Kedua, dalam beberapa kasus. Sejumlah lelaki mengatakan manjalin PERSAHABATAN (bukan pacaran) dengan salah seorang perempuan. Atau sebaliknya, perempuan bersahabat dengan salah seorang lelaki. Walaupun hanya bersahabat, namun cara menjalin hubungan persahabatannya adalah: jalan berdua dengan kekasih, entah ke mall atau ke pantai, atau indekos. Maka dalam konteks ini, aku juga ingin mengatakan bahwa PERSAHABATAN inilah yang diharamkan. Wallahutaalaalm.
Lantas dalam kondisi apa status pacaran dan persahabatn memiliki kadar kehalalan?
Terlebih dahulu aku ingin merunutkan bahwa kata “pacaran” tidak pernah kita temukan dalam bahasa arab, apalagi dalam Al-Quran. Dalam bahasa inggris pun juga tak ada demikian. Kita hanya mengenal frase “Boy friend/Girl Friend” yang berarti teman laki-laki atau perempuan.
Budaya dan kata “pacaran” berasal dari kultur lama nusantara. Dalam adat istiadat tradisional, dikenal istilah “malam pacar” yang biasanya terjadi setelah akad nikah. Dalam konteks Indonesia masa kini, kata pacaran ini mendekati makna BULAN MADU yang dilaksanakan setelah menikah namun kini mengalami pergeseran makna dan disalahgunakan oleh kebanyakan orang. Maka dalam konteks ini, pacaran (berkasih-kasih) tentu saya tegaskan bahwa ini adalah tidak haram ketika ia dilakukan setelah akad nikah.

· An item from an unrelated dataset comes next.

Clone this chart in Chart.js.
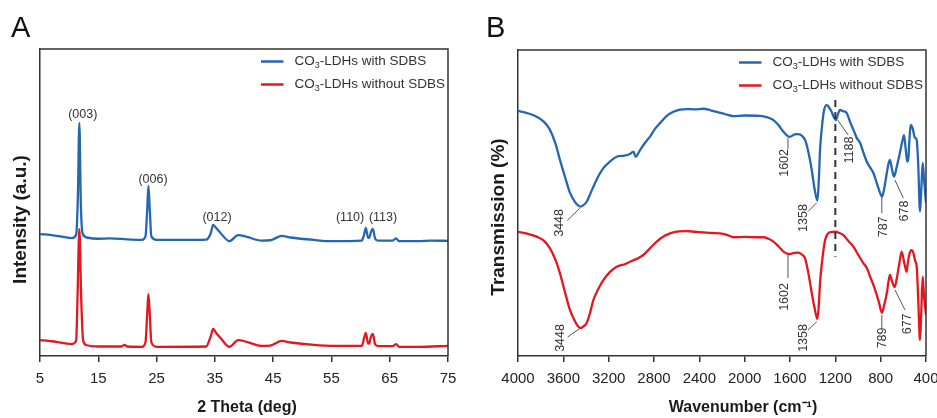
<!DOCTYPE html>
<html>
<head>
<meta charset="utf-8">
<script src="https://cdn.jsdelivr.net/npm/chart.js@4.4.1/dist/chart.umd.min.js"></script>
<style>
  html, body { margin: 0; padding: 0; background: #fff; overflow: hidden; width: 937px; height: 418px; }
  #wrapA { position: absolute; left: 0; top: 0; width: 470px; height: 418px; }
  #wrapB { position: absolute; left: 470px; top: 0; width: 490px; height: 418px; }
</style>
</head>
<body>
<div id="wrapA"><canvas id="xrd" width="470" height="418"></canvas></div>
<div id="wrapB"><canvas id="ftir" width="490" height="418"></canvas></div>
<script>
// series names
const seriesNames = ["CO₃-LDHs with SDBS", "CO₃-LDHs without SDBS"];

// panel A: XRD, [2theta, intensity a.u.]
const xrdTicks = [5, 15, 25, 35, 45, 55, 65, 75];
const xrdWith = [
  [5, 39.7], [7, 39.4], [9, 38.8], [10.5, 38.4], [11.2, 39.5], [11.5, 52], [11.75, 75.9], [12.0, 50], [12.3, 40],
  [13, 38.6], [15, 38.2], [17, 38.3], [20, 38.0], [22.5, 37.8], [23.1, 39], [23.4, 48], [23.6, 55.4], [23.85, 47],
  [24.1, 39], [25, 37.8], [30, 37.8], [33.5, 37.9], [34.3, 40], [34.7, 42.7], [35.3, 41.5], [36, 40], [37.5, 37.4],
  [39, 39.4], [40.5, 38.8], [43, 37.6], [44.5, 37.7], [46.5, 39.1], [48, 38.6], [52, 37.8], [55, 37.4], [60.2, 37.6],
  [60.6, 39.5], [60.9, 41.7], [61.3, 38.5], [61.5, 38.6], [61.8, 40.5], [62.1, 41.4], [62.5, 38.2], [63, 37.6],
  [65.5, 37.6], [66.1, 38.3], [66.6, 37.4], [70, 37.4], [72, 37.6], [75, 37.5]
];
const xrdWithout = [
  [5, 5.2], [7, 4.8], [9, 4.2], [10.5, 3.9], [11.2, 5], [11.45, 20], [11.75, 41.4], [12.05, 20], [12.4, 5], [13, 3.5],
  [15, 3.1], [19, 3.1], [19.5, 3.6], [20, 3.1], [22.5, 3.0], [23.1, 4.5], [23.4, 14], [23.6, 20.2], [23.85, 13],
  [24.1, 4.5], [25, 3.0], [33.5, 3.1], [34.3, 6.5], [34.7, 8.8], [35.3, 7.3], [36, 5.8], [37.5, 3.0], [39, 5.2],
  [40.5, 4.6], [43, 3.3], [44.5, 3.4], [46.5, 4.9], [48, 4.4], [52, 3.6], [55, 3.3], [60.2, 3.3], [60.6, 5.8],
  [60.9, 7.5], [61.3, 4], [61.5, 4.2], [61.8, 6.4], [62.1, 7.2], [62.5, 3.8], [63, 3.2], [65.5, 3.2], [66.1, 3.9],
  [66.6, 3.0], [70, 3.0], [75, 3.3]
];
// peak labels: [text, 2theta, intensity]
const xrdPeaks = [["(003)", 12.33, 78.6], ["(006)", 24.39, 57.4], ["(012)", 35.37, 45.0], ["(110)", 58.2, 45.0], ["(113)", 63.85, 45.0]];

// panel B: FTIR, [wavenumber, transmission a.u.]
const ftirTicks = [4000, 3600, 3200, 2800, 2400, 2000, 1600, 1200, 800, 400];
const ftirWith = [
  [4000, 80.1], [3920, 79.4], [3835, 78.2], [3770, 76.5], [3718, 73.9], [3670, 69.5], [3630, 64.1], [3585, 58.5],
  [3541, 53.3], [3495, 50.2], [3470, 49.2], [3448, 48.8], [3425, 49.2], [3394, 50.4], [3365, 52.8], [3335, 55.3], [3290, 58.8],
  [3247, 61.4], [3190, 63.5], [3129, 65.1], [3060, 65.5], [3012, 66.0], [2982, 66.8], [2962, 65.1], [2923, 67.3],
  [2880, 69.6], [2835, 71.7], [2790, 74.3], [2747, 76.1], [2690, 78.4], [2629, 79.8], [2570, 80.5], [2511, 80.7],
  [2440, 80.6], [2364, 80.8], [2300, 80.3], [2247, 79.8], [2170, 79.0], [2100, 78.4], [2000, 78.6], [1864, 78.5],
  [1800, 78.0], [1746, 77.1], [1700, 75.4], [1658, 73.3], [1602, 71.6], [1560, 72.4], [1526, 72.5], [1490, 71.8],
  [1467, 70.6], [1440, 67.0], [1408, 60.8], [1385, 55.0], [1358, 50.8], [1345, 58], [1335, 67.3], [1315, 76],
  [1299, 80.4], [1276, 82.0], [1255, 81.2], [1232, 79.7], [1210, 77.8], [1195, 77.1], [1175, 79.2], [1159, 80.4],
  [1130, 80.0], [1099, 79.4], [1070, 76.5], [1040, 73.9], [1010, 71.2], [981, 69.6], [950, 66.2], [922, 63.5],
  [895, 61.7], [864, 59.8], [830, 56.0], [800, 52.8], [787, 52.1], [765, 55.5], [746, 59.8], [730, 63.0],
  [718, 64.1], [700, 61.0], [682, 58.6], [660, 61.5], [628, 66.8], [610, 70.0], [594, 72.2], [580, 68],
  [566, 63.5], [556, 64.5], [545, 71.5], [535, 75.5], [515, 74], [500, 71.5], [482, 70.6], [468, 62],
  [453, 47.2], [442, 54], [429, 63.1], [418, 58], [400, 50.0]
];
const ftirWithout = [
  [4000, 40.6], [3920, 40.0], [3835, 39.0], [3770, 37.6], [3718, 35.2], [3670, 31.5], [3630, 27.1], [3585, 20.8],
  [3541, 15.0], [3495, 11.2], [3470, 9.7], [3448, 9.1], [3425, 9.6], [3394, 10.8], [3365, 14.0], [3335, 18.3], [3290, 22.0],
  [3247, 24.8], [3190, 27.4], [3129, 29.2], [3060, 30.0], [3012, 30.8], [2950, 31.8], [2894, 33.0], [2835, 35.2],
  [2776, 37.4], [2710, 39.2], [2658, 40.1], [2580, 40.7], [2511, 40.8], [2440, 40.6], [2364, 40.4], [2290, 40.2],
  [2217, 40.1], [2150, 39.5], [2100, 38.8], [2000, 38.9], [1900, 38.8], [1835, 38.8], [1790, 38.3], [1746, 37.4],
  [1700, 35.8], [1658, 34.1], [1602, 33.3], [1560, 33.7], [1526, 33.8], [1490, 33.0], [1467, 31.9], [1440, 27.5],
  [1408, 20.6], [1385, 16], [1358, 12.1], [1345, 17], [1335, 23.9], [1315, 31.5], [1290, 37.9], [1265, 40.0],
  [1246, 40.5], [1200, 40.6], [1165, 40.2], [1129, 39.5], [1090, 37.8], [1040, 35.7], [1000, 33.2], [952, 30.3],
  [920, 28.6], [893, 25.9], [870, 23.8], [849, 21.6], [815, 17.5], [789, 14.1], [768, 16.8], [746, 20.5],
  [730, 24.5], [718, 26.5], [700, 24.5], [677, 22.5], [650, 27], [630, 31.5], [615, 34.1], [595, 31],
  [580, 28.5], [571, 27.5], [560, 30.5], [545, 33.5], [527, 34.6], [510, 33.5], [495, 31], [482, 29.2],
  [468, 18], [453, 5.2], [442, 14], [429, 25.9], [418, 20], [400, 13.4]
];
// band labels: [text, wavenumber, value] and leader lines [w1, v1, w2, v2]
const ftirBands = [
  ["3448", 3629, 43.5], ["3448", 3624, 5.9], ["1602", 1644, 63.1], ["1358", 1483, 45.1], ["1188", 1077, 67.3],
  ["787", 777, 42.2], ["678", 585, 47.4], ["1602", 1644, 19.3], ["1358", 1483, 5.9], ["789", 786, 5.9], ["677", 565, 10.5]
];
const ftirLeaders = [
  [3565, 44.3, 3455, 48.3], [3562, 6.2, 3455, 9.0], [1618, 71.2, 1618, 67.6], [1441, 47.2, 1364, 50.1],
  [1179, 77.1, 1086, 72.2], [790, 52, 790, 46.7], [674, 57.5, 600, 51.6], [1618, 33.0, 1618, 25.5],
  [1441, 8.5, 1364, 11.2], [790, 13.4, 790, 9.2], [674, 21.6, 585, 15.0]
];
const ftirMarker = [1200, 83.7, 32.4];

const fam = '"Liberation Sans", Arial, sans-serif';
const blue = "#2466b4";
const red = "#e2171f";
const axisColor = "#333";
Chart.defaults.font.family = fam;

const toXY = arr => arr.map(p => ({ x: p[0], y: p[1] }));

// letter, axis titles, legend, labels, top/right frame
const panelDecor = {
  id: "panelDecor",
  afterDatasetsDraw(chart, args, opts) {
    const { ctx, chartArea: a } = chart;
    const sx = chart.scales.x, sy = chart.scales.y;
    ctx.save();

    ctx.strokeStyle = axisColor;
    ctx.lineWidth = 1.5;
    ctx.beginPath();
    ctx.moveTo(a.left, a.top);
    ctx.lineTo(a.right, a.top);
    ctx.lineTo(a.right, a.bottom);
    ctx.stroke();

    if (opts.marker) {
      const m = opts.marker;
      ctx.setLineDash([7, 5]);
      ctx.lineWidth = 2;
      ctx.strokeStyle = "#333";
      ctx.beginPath();
      ctx.moveTo(sx.getPixelForValue(m[0]), sy.getPixelForValue(m[1]));
      ctx.lineTo(sx.getPixelForValue(m[0]), sy.getPixelForValue(m[2]));
      ctx.stroke();
      ctx.setLineDash([]);
    }

    ctx.strokeStyle = "#555";
    ctx.lineWidth = 1;
    (opts.leaders || []).forEach(l => {
      ctx.beginPath();
      ctx.moveTo(sx.getPixelForValue(l[0]), sy.getPixelForValue(l[1]));
      ctx.lineTo(sx.getPixelForValue(l[2]), sy.getPixelForValue(l[3]));
      ctx.stroke();
    });

    ctx.fillStyle = "#333";
    ctx.font = "12.5px " + fam;
    ctx.textAlign = "center";
    ctx.textBaseline = "middle";
    (opts.labels || []).forEach(l => {
      const px = sx.getPixelForValue(l[1]), py = sy.getPixelForValue(l[2]);
      ctx.save();
      ctx.translate(px, py);
      if (opts.rotate) ctx.rotate(-Math.PI / 2);
      ctx.fillText(l[0], 0, 0);
      ctx.restore();
    });

    // axis titles
    ctx.fillStyle = "#1a1a1a";
    ctx.font = "bold 16px " + fam;
    ctx.fillText(opts.xTitle, (a.left + a.right) / 2 + opts.xShift, 408);
    ctx.save();
    ctx.translate(a.left - 19.7, (a.top + a.bottom) / 2 + opts.yShift);
    ctx.rotate(-Math.PI / 2);
    ctx.font = "bold 19px " + fam;
    ctx.fillText(opts.yTitle, 0, 0);
    ctx.restore();

    // legend
    ctx.textAlign = "left";
    chart.data.datasets.forEach((ds, i) => {
      const y = a.top + 12.5 + i * 23;
      ctx.strokeStyle = ds.borderColor;
      ctx.lineWidth = 2.5;
      ctx.beginPath();
      ctx.moveTo(a.right - 187, y);
      ctx.lineTo(a.right - 164.5, y);
      ctx.stroke();
      const parts = ds.label.split("₃");
      let x = a.right - 153.5;
      ctx.fillStyle = "#333";
      ctx.font = "13.5px " + fam;
      ctx.fillText(parts[0], x, y);
      x += ctx.measureText(parts[0]).width;
      ctx.font = "9px " + fam;
      ctx.fillText("3", x, y + 4);
      x += ctx.measureText("3").width;
      ctx.font = "13.5px " + fam;
      ctx.fillText(parts[1], x, y);
    });

    ctx.fillStyle = "#111";
    ctx.font = "29px " + fam;
    ctx.textBaseline = "alphabetic";
    ctx.fillText(opts.letter, opts.letterX, 37);
    ctx.restore();
  }
};

function makeChart(id, cfg) {
  return new Chart(document.getElementById(id), {
    type: "line",
    data: {
      datasets: [
        { label: seriesNames[0], data: toXY(cfg.s1), borderColor: blue },
        { label: seriesNames[1], data: toXY(cfg.s2), borderColor: red }
      ]
    },
    options: {
      responsive: false,
      animation: false,
      layout: { padding: cfg.padding },
      elements: {
        point: { radius: 0 },
        line: { borderWidth: 2.3, cubicInterpolationMode: "monotone", fill: false }
      },
      plugins: {
        legend: { display: false },
        tooltip: { enabled: false },
        panelDecor: cfg.decor
      },
      scales: {
        x: {
          type: "linear",
          min: cfg.min,
          max: cfg.max,
          reverse: cfg.reverse,
          afterBuildTicks: s => { s.ticks = cfg.ticks.map(v => ({ value: v })); },
          ticks: { font: { size: 15 }, color: "#222", padding: 8, maxRotation: 0, autoSkip: false, callback: v => String(v) },
          grid: { display: true, drawOnChartArea: false, drawTicks: true, tickLength: 6, color: axisColor, lineWidth: 1.5 },
          border: { display: true, color: axisColor, width: 1.5 },
          title: { display: false }
        },
        y: {
          min: 0,
          max: 100,
          ticks: { display: false },
          grid: { display: false, drawTicks: false },
          border: { display: true, color: axisColor, width: 1.5 },
          title: { display: false }
        }
      }
    },
    plugins: [panelDecor]
  });
}

makeChart("xrd", {
  s1: xrdWith, s2: xrdWithout, min: 5, max: 75, reverse: false, ticks: xrdTicks,
  padding: { top: 49, right: 22, left: 40, bottom: 22 },
  decor: { letter: "A", letterX: 11, labels: xrdPeaks, rotate: false,
    xTitle: "2 Theta (deg)", yTitle: "Intensity (a.u.)", xShift: 3, yShift: 17 }
});

makeChart("ftir", {
  s1: ftirWith, s2: ftirWithout, min: 400, max: 4000, reverse: true, ticks: ftirTicks,
  padding: { top: 50, right: 34, left: 48, bottom: 22 },
  decor: { letter: "B", letterX: 16, labels: ftirBands, leaders: ftirLeaders, marker: ftirMarker, rotate: true,
    xTitle: "Wavenumber (cm⁻¹)", yTitle: "Transmission (%)", xShift: 21, yShift: 14 }
});
</script>
</body>
</html>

Dari ketiga contoh di atas, dapatlah kita tarik kesimpulan dari undangnya hidup bahwa haram atau halalnya suatu hubungan bukan ditinjau dari MAKNA KATA, tetapi bagaimana kita menjalani hubungan tersebut dalam batas—batas tertentu.
Bersambung…
Dialektik Bebas Nilai
Bagian ketiga
Di bagian ini, aku ingin memuntahkan buah pikirku tentang al-muhabbah (cinta). Akan pula kusampaikan tentang nalar liarku yang selalu memberontak dan melawan batas-batas logika. Aku sebenarnya pemikir bebas yang tidak begitu bebas merekonstruksi pikiranku. Aku dibatasi oleh ketidakbebasan nalar. Dan aku dibatasi oleh nalar agama yang dilegitimasi dalam Al-Quran dan As-sunnah.
Di bagian ini, aku ingin mengajak kau berpikir bebas tentang cinta dalam konteks agamaku. Aku perlu menyampikan bahwa di dunia ini banyak hal yang imajiner, namun yang pasti adalah ia tetap berada di titik rasional. Hemat kata, ada beberapa hal yang tidak bisa didefinisikan di dunia ini, namun bukan berarti kita tidak bisa memahaminya. Begitupla tentang muhabbah (cinta). Ada pemikir yang mengatakan bahwa cinta tak bisa didefinisikan, namun walaupun demikian aku selalu optimis dan memastikan bahwa cinta bisa dipahami dengan akal-logika.
Mengawali ini, aku ingin mengajak kau untuk menalar definisi cinta dalam konteks Al-Qur’an. Aku sejalan dengan definisi yang diungkapkan Ibn Qayyim Aljauziah. Begini bunyinya: Cinta adalah keadaan dimana kita tunduk dan patuh terhadap apa kita cintai. Artinya, jika hari ini aku mengatakan cinta kepada seorang wanita namun aku selalu membantah atau tidak mengikuti apa yang wanita itu inginkan, maka secara hakiki itu bukanlah cinta. Begitu sebaliknya, jika hari ini aku berjanji dan mengatakan cinta kepada seseorang lantas di lain waktu aku melanggar janji dan mengatakan tidak lagi cinta, maka tentu itu bukanlah cinta yang sesungguhnya datang dari hati. Cobalah kau buka lembaran Al-Quran surah Al-Imran ayat 31 untuk memastikan tentang definisi ini.